Reading Comics with Alice Marie : Scarlet Traces: The Great Game

Are you guys ready for more tripods, red weed, and heat rays, and all that with a bad-ass lady journalist taking on the system and exposing the sins of the British Empire? The Great Game picks up another 30 years from where Scarlet Traces left off. Robert Autumn has faded into obscurity and insanity, and his discoveries have long since been covered up and forgotten. The war against the Martians has been taken to their home planet, in order to secure complete dominance for Queen and Country.

The Great Game follows photojournalist Charlotte Hemming, a woman whose name strikes fear in the hearts of government officials. Charlotte returns from a recent expose trip to find the BBC destroyed and a hit put out on herself and her boss. Her life is saved at the last minute by a mysterious old man with a missing an arm and a small dog for a companion. Robert Autumn, as he’s revealed, is there to give Charlotte the story of a lifetime, and so she embarks on a trip to Mars, uncovering the deepest secrets of the British Empire, as well as the Martians.

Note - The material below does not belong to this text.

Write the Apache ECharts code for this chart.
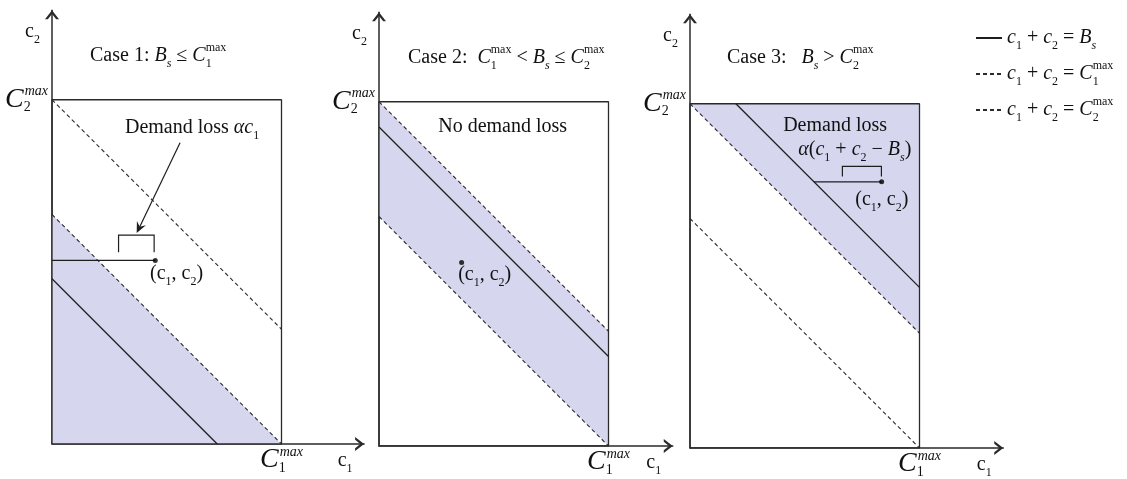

Naturally, I love that the heroine in The Great Game is a no-nonsense Indiana Jones type. Charlotte swears like a sailor and takes her whisky neat, while still being a Lady who manages it all with fabulous hair (and footwear appropriate for an adventuress). She responds to talk of conspiracy and foul play the way I would, by jumping head first into the fray and getting to the bottom of things, at all costs.

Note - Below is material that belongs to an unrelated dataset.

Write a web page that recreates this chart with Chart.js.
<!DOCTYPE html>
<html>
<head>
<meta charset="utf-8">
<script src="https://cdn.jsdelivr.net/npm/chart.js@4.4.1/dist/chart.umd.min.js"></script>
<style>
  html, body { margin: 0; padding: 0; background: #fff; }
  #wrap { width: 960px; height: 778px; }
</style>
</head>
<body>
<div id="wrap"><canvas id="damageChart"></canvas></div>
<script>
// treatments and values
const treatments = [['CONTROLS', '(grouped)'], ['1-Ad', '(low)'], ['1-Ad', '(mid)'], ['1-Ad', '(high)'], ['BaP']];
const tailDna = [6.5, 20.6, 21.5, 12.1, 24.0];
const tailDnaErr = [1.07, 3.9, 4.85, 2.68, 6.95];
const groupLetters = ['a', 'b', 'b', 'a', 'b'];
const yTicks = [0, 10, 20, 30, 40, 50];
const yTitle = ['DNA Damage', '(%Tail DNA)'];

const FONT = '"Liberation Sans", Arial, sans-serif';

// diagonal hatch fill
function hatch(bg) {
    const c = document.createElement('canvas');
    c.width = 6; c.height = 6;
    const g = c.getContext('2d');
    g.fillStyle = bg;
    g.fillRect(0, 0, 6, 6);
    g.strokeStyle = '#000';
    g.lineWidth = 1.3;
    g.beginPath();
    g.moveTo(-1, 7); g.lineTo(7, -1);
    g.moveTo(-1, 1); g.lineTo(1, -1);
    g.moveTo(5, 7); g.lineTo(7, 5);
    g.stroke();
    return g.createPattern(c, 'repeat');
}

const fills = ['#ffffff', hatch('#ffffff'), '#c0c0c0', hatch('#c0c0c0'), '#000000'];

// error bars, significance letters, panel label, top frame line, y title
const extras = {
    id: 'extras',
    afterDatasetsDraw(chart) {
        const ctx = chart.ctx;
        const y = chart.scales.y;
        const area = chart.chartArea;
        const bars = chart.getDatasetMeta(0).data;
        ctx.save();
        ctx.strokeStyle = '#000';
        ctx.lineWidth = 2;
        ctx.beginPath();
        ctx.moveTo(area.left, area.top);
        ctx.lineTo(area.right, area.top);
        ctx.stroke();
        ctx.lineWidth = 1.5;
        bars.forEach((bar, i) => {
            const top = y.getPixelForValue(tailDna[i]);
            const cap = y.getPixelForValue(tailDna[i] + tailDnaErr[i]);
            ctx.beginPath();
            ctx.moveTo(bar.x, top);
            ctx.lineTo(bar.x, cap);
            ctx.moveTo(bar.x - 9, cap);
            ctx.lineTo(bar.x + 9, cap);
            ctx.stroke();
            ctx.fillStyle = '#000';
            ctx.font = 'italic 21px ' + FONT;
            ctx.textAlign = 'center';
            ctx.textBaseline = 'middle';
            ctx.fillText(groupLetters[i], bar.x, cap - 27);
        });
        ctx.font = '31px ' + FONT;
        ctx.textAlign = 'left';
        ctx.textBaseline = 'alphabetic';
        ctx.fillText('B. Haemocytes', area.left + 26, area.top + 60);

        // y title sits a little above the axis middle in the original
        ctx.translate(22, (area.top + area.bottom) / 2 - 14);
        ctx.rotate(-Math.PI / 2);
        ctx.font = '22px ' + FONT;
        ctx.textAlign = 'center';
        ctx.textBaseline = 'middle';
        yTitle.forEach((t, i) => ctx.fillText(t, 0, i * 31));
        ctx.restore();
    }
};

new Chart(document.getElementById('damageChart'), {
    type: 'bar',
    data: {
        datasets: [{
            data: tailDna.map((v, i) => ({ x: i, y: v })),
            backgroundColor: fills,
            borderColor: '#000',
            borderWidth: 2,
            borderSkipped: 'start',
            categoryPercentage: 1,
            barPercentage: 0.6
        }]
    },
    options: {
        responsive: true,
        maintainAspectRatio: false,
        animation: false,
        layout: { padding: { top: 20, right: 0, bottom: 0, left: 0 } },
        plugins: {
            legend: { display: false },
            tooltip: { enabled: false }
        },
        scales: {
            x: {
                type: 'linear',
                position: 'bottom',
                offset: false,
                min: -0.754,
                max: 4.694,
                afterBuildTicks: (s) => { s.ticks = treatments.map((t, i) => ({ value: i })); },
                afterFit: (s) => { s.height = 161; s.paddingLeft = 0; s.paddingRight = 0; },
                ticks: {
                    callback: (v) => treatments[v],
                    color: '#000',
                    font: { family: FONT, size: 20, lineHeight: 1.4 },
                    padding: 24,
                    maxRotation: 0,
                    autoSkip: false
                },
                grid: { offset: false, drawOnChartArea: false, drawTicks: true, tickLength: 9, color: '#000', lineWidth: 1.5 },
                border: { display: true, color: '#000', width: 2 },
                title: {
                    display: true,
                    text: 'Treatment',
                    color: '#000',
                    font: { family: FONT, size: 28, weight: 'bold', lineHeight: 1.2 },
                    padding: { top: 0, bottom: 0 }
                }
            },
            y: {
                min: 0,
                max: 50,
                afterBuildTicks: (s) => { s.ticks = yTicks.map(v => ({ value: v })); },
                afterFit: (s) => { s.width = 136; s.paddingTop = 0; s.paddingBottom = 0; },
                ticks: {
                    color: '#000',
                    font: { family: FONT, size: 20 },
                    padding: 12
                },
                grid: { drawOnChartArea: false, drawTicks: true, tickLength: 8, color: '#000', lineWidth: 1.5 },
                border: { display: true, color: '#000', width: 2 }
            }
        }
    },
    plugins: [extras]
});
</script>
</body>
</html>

The Great Game presents a lot more character diversity and inclusivity. Charlotte’s boss and editor of The Interceptor, Bernie Goldman, is openly gay. Robert Autumn, despite missing an arm, is a key character in setting the events of this story in motion. Still, like the previous volume, and even on Mars, it’s just… white people forever. Still, I am again impressed by the story and art, and recommend this book to anyone who is a fan of War of the Worlds. I think even H.G. Wells himself would have enjoyed it.